GIL VICENTE 07. AUTO DA ALMA (1508)

Resumo:

Santo  Agostinho esclarece que, assim como os peregrinos descansam em estalagens, a Alma tem uma pousada para repouso durante sua jornada na vida: a Santa Madre Igreja. Entram um Anjo e a Alma. O Anjo está ali para orientá-la na jornada. Ao afastar-se o Anjo, o Diabo tenta a Alma com prazeres. Volta o Anjo e encoraja a Alma a resistir. O Diabo veste-a com riquezas e jóias. É a luta da Alma. Diz que está cansada e o Anjo a leva à estalagem. A Igreja a acolhe. Dois Diabos lamentam por almas perdidas.
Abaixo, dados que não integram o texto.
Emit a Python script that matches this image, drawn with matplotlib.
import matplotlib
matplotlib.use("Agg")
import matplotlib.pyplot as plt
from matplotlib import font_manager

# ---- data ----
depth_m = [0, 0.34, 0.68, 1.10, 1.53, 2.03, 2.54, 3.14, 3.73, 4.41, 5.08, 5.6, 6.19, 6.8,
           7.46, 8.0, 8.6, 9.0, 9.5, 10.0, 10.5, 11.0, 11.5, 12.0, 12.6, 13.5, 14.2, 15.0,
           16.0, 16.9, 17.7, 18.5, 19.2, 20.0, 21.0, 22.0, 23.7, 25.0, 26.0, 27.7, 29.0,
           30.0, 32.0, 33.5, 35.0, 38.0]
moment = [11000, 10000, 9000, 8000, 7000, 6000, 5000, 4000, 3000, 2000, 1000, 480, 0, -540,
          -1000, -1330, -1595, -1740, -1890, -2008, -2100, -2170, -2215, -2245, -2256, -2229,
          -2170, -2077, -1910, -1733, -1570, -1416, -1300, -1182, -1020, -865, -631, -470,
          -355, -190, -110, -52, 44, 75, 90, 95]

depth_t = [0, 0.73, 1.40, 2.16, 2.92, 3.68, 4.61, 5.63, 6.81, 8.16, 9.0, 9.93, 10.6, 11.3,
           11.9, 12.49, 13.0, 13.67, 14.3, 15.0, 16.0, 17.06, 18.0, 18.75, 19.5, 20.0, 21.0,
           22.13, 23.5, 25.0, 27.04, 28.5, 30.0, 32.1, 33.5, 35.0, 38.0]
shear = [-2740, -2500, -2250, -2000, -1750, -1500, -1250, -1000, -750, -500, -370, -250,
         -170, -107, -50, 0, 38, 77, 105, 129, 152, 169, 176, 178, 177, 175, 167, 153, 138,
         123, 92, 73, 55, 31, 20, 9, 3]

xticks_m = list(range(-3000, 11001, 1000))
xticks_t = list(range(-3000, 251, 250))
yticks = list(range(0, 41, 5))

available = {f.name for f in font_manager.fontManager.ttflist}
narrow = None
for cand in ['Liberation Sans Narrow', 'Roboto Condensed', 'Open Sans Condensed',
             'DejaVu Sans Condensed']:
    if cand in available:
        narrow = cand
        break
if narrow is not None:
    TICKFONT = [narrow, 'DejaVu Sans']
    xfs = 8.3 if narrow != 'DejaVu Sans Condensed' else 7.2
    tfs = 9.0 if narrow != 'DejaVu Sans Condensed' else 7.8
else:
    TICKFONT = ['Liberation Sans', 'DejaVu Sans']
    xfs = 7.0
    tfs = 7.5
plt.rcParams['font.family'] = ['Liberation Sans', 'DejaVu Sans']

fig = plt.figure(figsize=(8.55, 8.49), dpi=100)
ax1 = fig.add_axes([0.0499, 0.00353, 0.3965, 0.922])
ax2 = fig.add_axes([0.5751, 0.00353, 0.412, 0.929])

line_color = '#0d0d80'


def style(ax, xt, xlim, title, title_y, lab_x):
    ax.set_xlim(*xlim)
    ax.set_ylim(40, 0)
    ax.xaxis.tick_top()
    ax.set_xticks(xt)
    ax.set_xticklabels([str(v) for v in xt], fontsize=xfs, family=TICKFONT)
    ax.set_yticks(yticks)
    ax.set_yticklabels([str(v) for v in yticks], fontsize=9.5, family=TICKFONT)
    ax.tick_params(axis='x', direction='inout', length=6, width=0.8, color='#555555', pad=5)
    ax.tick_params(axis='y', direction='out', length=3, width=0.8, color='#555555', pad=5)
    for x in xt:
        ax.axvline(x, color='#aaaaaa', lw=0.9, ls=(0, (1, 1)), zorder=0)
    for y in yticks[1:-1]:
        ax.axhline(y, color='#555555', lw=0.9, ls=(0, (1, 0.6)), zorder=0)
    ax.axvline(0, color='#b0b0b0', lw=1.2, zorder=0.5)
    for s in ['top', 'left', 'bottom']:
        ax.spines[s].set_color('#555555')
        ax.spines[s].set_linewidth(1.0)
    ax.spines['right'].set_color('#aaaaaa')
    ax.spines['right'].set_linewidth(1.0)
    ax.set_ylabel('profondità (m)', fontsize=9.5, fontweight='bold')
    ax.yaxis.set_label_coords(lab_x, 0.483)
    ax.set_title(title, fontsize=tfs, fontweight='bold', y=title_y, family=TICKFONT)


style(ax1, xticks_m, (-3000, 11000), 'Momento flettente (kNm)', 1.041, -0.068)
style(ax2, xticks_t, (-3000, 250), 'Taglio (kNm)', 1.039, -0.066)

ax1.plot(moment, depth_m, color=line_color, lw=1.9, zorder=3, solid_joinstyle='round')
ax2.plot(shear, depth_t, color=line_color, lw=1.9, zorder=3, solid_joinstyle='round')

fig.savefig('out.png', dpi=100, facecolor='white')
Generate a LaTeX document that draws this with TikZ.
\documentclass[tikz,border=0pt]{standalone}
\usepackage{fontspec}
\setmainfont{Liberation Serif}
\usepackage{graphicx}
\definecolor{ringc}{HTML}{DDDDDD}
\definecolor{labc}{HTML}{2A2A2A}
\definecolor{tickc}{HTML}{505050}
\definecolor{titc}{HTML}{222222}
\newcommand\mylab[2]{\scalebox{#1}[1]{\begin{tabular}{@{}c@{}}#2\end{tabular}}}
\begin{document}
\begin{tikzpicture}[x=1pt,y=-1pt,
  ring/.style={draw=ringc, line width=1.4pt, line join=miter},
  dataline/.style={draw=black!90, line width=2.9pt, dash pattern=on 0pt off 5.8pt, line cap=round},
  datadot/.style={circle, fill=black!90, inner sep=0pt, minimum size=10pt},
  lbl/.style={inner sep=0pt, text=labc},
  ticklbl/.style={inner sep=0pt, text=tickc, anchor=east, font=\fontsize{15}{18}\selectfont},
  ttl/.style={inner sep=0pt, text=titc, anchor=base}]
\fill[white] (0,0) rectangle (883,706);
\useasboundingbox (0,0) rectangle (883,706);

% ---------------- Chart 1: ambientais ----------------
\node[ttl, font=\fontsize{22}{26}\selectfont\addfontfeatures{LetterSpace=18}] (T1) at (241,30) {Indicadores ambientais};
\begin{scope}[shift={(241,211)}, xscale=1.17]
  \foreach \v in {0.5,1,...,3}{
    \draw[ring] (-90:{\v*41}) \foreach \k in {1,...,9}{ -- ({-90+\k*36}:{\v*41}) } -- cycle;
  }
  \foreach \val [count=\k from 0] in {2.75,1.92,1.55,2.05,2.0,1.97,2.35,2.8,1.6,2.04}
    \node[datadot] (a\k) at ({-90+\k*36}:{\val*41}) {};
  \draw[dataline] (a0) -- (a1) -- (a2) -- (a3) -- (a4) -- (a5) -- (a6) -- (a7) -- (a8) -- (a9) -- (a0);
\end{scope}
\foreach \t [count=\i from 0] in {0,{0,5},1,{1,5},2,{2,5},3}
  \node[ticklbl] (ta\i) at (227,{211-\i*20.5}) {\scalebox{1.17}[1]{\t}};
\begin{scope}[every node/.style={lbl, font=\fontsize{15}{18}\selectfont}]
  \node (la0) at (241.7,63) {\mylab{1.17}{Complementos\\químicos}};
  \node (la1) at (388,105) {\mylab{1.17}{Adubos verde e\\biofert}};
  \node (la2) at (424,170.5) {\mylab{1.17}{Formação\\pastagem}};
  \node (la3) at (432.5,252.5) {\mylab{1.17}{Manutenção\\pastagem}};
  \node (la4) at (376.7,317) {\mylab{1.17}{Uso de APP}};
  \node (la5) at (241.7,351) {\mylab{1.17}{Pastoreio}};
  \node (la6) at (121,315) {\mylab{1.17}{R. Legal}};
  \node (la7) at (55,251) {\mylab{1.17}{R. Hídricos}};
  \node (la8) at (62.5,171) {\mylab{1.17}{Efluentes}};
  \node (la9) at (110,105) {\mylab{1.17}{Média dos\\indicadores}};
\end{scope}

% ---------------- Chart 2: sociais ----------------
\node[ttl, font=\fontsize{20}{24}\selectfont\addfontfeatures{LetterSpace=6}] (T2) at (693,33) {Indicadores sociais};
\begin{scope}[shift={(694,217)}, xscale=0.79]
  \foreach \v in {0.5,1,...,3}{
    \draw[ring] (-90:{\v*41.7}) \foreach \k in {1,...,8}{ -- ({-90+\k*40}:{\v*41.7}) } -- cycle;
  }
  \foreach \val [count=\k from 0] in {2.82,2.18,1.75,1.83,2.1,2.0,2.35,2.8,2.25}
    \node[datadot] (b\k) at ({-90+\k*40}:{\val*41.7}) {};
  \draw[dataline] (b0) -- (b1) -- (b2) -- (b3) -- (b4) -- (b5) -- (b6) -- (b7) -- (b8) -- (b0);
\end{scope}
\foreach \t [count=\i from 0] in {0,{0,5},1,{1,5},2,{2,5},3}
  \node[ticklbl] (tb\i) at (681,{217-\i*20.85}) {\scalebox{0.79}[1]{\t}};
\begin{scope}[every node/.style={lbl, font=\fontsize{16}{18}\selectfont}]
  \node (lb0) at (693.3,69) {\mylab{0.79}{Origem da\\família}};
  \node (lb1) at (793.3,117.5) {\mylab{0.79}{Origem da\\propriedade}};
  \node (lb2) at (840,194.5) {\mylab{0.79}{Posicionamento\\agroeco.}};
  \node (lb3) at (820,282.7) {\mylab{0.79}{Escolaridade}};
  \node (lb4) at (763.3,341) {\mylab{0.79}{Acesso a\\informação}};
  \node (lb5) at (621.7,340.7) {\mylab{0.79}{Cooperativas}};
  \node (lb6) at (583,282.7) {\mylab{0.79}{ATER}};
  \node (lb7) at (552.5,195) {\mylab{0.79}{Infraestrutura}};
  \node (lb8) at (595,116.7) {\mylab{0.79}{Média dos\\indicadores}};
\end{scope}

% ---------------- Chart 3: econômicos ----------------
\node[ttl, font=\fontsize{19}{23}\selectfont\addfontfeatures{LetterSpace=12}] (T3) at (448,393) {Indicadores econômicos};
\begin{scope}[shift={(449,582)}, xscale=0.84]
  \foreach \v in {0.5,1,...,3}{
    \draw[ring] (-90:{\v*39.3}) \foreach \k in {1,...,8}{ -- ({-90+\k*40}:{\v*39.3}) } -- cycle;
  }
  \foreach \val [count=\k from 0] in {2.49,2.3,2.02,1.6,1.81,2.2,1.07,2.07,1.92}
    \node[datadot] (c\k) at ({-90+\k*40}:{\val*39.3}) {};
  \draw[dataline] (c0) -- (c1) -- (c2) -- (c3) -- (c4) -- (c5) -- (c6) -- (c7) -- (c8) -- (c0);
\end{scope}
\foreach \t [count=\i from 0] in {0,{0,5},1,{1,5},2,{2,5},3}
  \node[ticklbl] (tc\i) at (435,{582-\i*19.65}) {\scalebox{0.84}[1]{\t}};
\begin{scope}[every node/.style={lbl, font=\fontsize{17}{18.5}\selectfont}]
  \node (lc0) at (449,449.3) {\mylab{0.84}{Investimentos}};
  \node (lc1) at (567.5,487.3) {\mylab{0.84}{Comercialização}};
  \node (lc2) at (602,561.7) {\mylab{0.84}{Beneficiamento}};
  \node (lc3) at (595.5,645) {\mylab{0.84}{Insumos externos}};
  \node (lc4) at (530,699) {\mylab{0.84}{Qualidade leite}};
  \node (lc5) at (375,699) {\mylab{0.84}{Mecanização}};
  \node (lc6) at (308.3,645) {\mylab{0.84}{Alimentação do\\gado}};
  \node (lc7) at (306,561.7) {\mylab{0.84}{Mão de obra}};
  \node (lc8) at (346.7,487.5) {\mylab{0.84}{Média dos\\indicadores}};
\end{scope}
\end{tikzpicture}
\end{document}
A Igreja pede aos seus quatro Doutores, Agostinho, Ambrósio, Jerônimo e Tomás, para apresentar à Alma os símbolos sagrados e explicar os seus significados. Os símbolos são chamados de iguarias sobre a mesa de refeição. São eles: açoites, a coroa de espinhos, os pregos e o crucifixo. Em louvor, entoam um Te Deum.

GV018. Diabo (fala)

Tão depressa, ó delicada,

Alva pomba, pera onde is?

(fala: Jorge Teles)

GV019. Igreja e Doutores

Te Deum, laudamus.

Vexilla regis prodeunt.

Salve Sancta Facies.

Ave Flagellum.

Ave corona espiniarum.

Dulce lignum, dulcis clavus.

Domine Jesu Christe.

Te Deum laudamus.

(cantam Geovani Dallagrana, Gerson Marchiori, Graciano Santos)

 

Comentário:

Eis uma peça de Gil Vicente inteiramente em português. É de impressionar como, durante cinco séculos, o texto é muito fácil de se compreender, com pouquíssimas palavras caídas em desuso.

Pelo tema, a luta entre o bem e o mal, pelas alegorias da Alma e da Igreja, pelo clima místico das falas, esta é, com toda certeza, a mais medieval das criações de Gil Vicente. O terrorismo da Igreja, cuja filosofia colocava no sofrimento a salvação da alma e a consecução do Paraíso, aqui transparece claro e objetivo. Todavia, a estrutura da peça é já clássica, com seus versos cheios de lirismo e métrica quase sempre perfeita.

Fico imaginando a platéia, formada em sua maioria pela nobreza de Portugal, com seus criados particulares, ouvindo as falas do anjo que condena o luxo: “não vos ocupem vaidades, riquezas…” E a alma, cansada, diante da Igreja: “…sou culpada, havei piedade de mim”. Sairiam da peça com algum complexo de culpa?

Nota: Para cada apresentação da “iguaria”, é cantado um hino católico, do qual é citado apenas o título. Juntei os títulos numa sequência e fiz a canção, que, se traduzida, não tem sentido nenhum: A ti, Deus, louvamos, avancem os estandartes do Rei, salve a Santa Face (da toalha de Verônica), salve o chicote, salve a coroa de espinhos, doce é o madeiro (cruz), doce o prego, Ó Senhor Jesus Cristo, a Ti, Deus, louvamos.